Produce an exact copy of all the data below, dropping every image.

▶ GIVEN DATA:
================================

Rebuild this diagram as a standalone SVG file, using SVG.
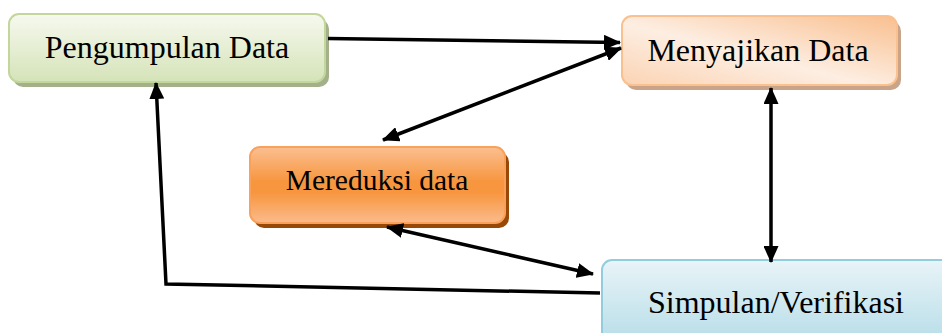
<svg xmlns="http://www.w3.org/2000/svg" width="942" height="333" viewBox="0 0 942 333">
<style>
text{font-family:"Liberation Serif","Times New Roman",serif;font-size:32px;fill:#000;text-anchor:middle}
.conn{fill:none;stroke:#000;stroke-width:3.5;stroke-linejoin:miter}
</style>
<defs>
<linearGradient id="gGreen" x1="0" y1="0" x2="0" y2="1">
<stop offset="0" stop-color="#f6f9ef"/><stop offset="1" stop-color="#d5e3b8"/>
</linearGradient>
<linearGradient id="gPeach" x1="0" y1="1" x2="1" y2="0">
<stop offset="0" stop-color="#fbd3b3"/><stop offset="0.45" stop-color="#fdeee2"/><stop offset="1" stop-color="#f9bf8f"/>
</linearGradient>
<linearGradient id="gOrange" x1="0" y1="0" x2="0" y2="1">
<stop offset="0" stop-color="#fbbf91"/><stop offset="0.45" stop-color="#f7963f"/><stop offset="0.6" stop-color="#f7963f"/><stop offset="1" stop-color="#fbbb8c"/>
</linearGradient>
<linearGradient id="gBlue" x1="0" y1="0" x2="0" y2="1">
<stop offset="0" stop-color="#e8f4f8"/><stop offset="1" stop-color="#b3dbe6"/>
</linearGradient>
<marker id="ah" viewBox="0 0 17 15" refX="16" refY="7.5" markerWidth="17" markerHeight="15" markerUnits="userSpaceOnUse" orient="auto-start-reverse">
<path d="M0,0 L17,7.5 L0,15 z" fill="#000"/>
</marker>
</defs>

<g id="node-pengumpulan">
<rect x="13" y="19" width="316" height="68" rx="10" fill="#a3b08a"/>
<rect x="9" y="14" width="316" height="68" rx="10" fill="url(#gGreen)" stroke="#c3d69b" stroke-width="2"/>
<text x="167" y="58">Pengumpulan Data</text>
</g>

<g id="node-menyajikan">
<rect x="626" y="21" width="275" height="69" rx="10" fill="#caa488"/>
<rect x="622" y="16" width="275" height="69" rx="10" fill="url(#gPeach)" stroke="#fac090" stroke-width="2"/>
<text x="758" y="61">Menyajikan Data</text>
</g>

<g id="node-mereduksi">
<rect x="254" y="152" width="255" height="76" rx="10" fill="#984807"/>
<rect x="250" y="147" width="255" height="76" rx="10" fill="url(#gOrange)" stroke="#f9a15a" stroke-width="2"/>
<text x="377" y="190" style="font-size:29.5px">Mereduksi data</text>
</g>

<g id="node-simpulan">
<rect x="602" y="260" width="350" height="90" rx="10" fill="url(#gBlue)" stroke="#93cddd" stroke-width="2"/>
<text x="776" y="313">Simpulan/Verifikasi</text>
</g>

<g id="connectors">
<path class="conn" d="M328,38.5 L620,42.5" marker-end="url(#ah)"/>
<path class="conn" d="M383,140 L621,48" marker-start="url(#ah)" marker-end="url(#ah)"/>
<path class="conn" d="M771,88 L771,262" marker-start="url(#ah)" marker-end="url(#ah)"/>
<path class="conn" d="M387,227 L593,274" marker-start="url(#ah)" marker-end="url(#ah)"/>
<path class="conn" d="M600,293 L166,284 L156,83" marker-end="url(#ah)"/>
</g>
</svg>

================================

▶ RESULT OF THIS TASK:
Rebuild this diagram as a standalone SVG file, using SVG.
<svg xmlns="http://www.w3.org/2000/svg" width="942" height="333" viewBox="0 0 942 333">
<style>
text{font-family:"Liberation Serif","Times New Roman",serif;font-size:32px;fill:#000;text-anchor:middle}
.conn{fill:none;stroke:#000;stroke-width:3.5;stroke-linejoin:miter}
</style>
<defs>
<linearGradient id="gGreen" x1="0" y1="0" x2="0" y2="1">
<stop offset="0" stop-color="#f6f9ef"/><stop offset="1" stop-color="#d5e3b8"/>
</linearGradient>
<linearGradient id="gPeach" x1="0" y1="1" x2="1" y2="0">
<stop offset="0" stop-color="#fbd3b3"/><stop offset="0.45" stop-color="#fdeee2"/><stop offset="1" stop-color="#f9bf8f"/>
</linearGradient>
<linearGradient id="gOrange" x1="0" y1="0" x2="0" y2="1">
<stop offset="0" stop-color="#fbbf91"/><stop offset="0.45" stop-color="#f7963f"/><stop offset="0.6" stop-color="#f7963f"/><stop offset="1" stop-color="#fbbb8c"/>
</linearGradient>
<linearGradient id="gBlue" x1="0" y1="0" x2="0" y2="1">
<stop offset="0" stop-color="#e8f4f8"/><stop offset="1" stop-color="#b3dbe6"/>
</linearGradient>
<marker id="ah" viewBox="0 0 17 15" refX="16" refY="7.5" markerWidth="17" markerHeight="15" markerUnits="userSpaceOnUse" orient="auto-start-reverse">
<path d="M0,0 L17,7.5 L0,15 z" fill="#000"/>
</marker>
</defs>

<g id="node-pengumpulan">
<rect x="13" y="19" width="316" height="68" rx="10" fill="#a3b08a"/>
<rect x="9" y="14" width="316" height="68" rx="10" fill="url(#gGreen)" stroke="#c3d69b" stroke-width="2"/>
<text x="167" y="58">Pengumpulan Data</text>
</g>

<g id="node-menyajikan">
<rect x="626" y="21" width="275" height="69" rx="10" fill="#caa488"/>
<rect x="622" y="16" width="275" height="69" rx="10" fill="url(#gPeach)" stroke="#fac090" stroke-width="2"/>
<text x="758" y="61">Menyajikan Data</text>
</g>

<g id="node-mereduksi">
<rect x="254" y="152" width="255" height="76" rx="10" fill="#984807"/>
<rect x="250" y="147" width="255" height="76" rx="10" fill="url(#gOrange)" stroke="#f9a15a" stroke-width="2"/>
<text x="377" y="190" style="font-size:29.5px">Mereduksi data</text>
</g>

<g id="node-simpulan">
<rect x="602" y="260" width="350" height="90" rx="10" fill="url(#gBlue)" stroke="#93cddd" stroke-width="2"/>
<text x="776" y="313">Simpulan/Verifikasi</text>
</g>

<g id="connectors">
<path class="conn" d="M328,38.5 L620,42.5" marker-end="url(#ah)"/>
<path class="conn" d="M383,140 L621,48" marker-start="url(#ah)" marker-end="url(#ah)"/>
<path class="conn" d="M771,88 L771,262" marker-start="url(#ah)" marker-end="url(#ah)"/>
<path class="conn" d="M387,227 L593,274" marker-start="url(#ah)" marker-end="url(#ah)"/>
<path class="conn" d="M600,293 L166,284 L156,83" marker-end="url(#ah)"/>
</g>
</svg>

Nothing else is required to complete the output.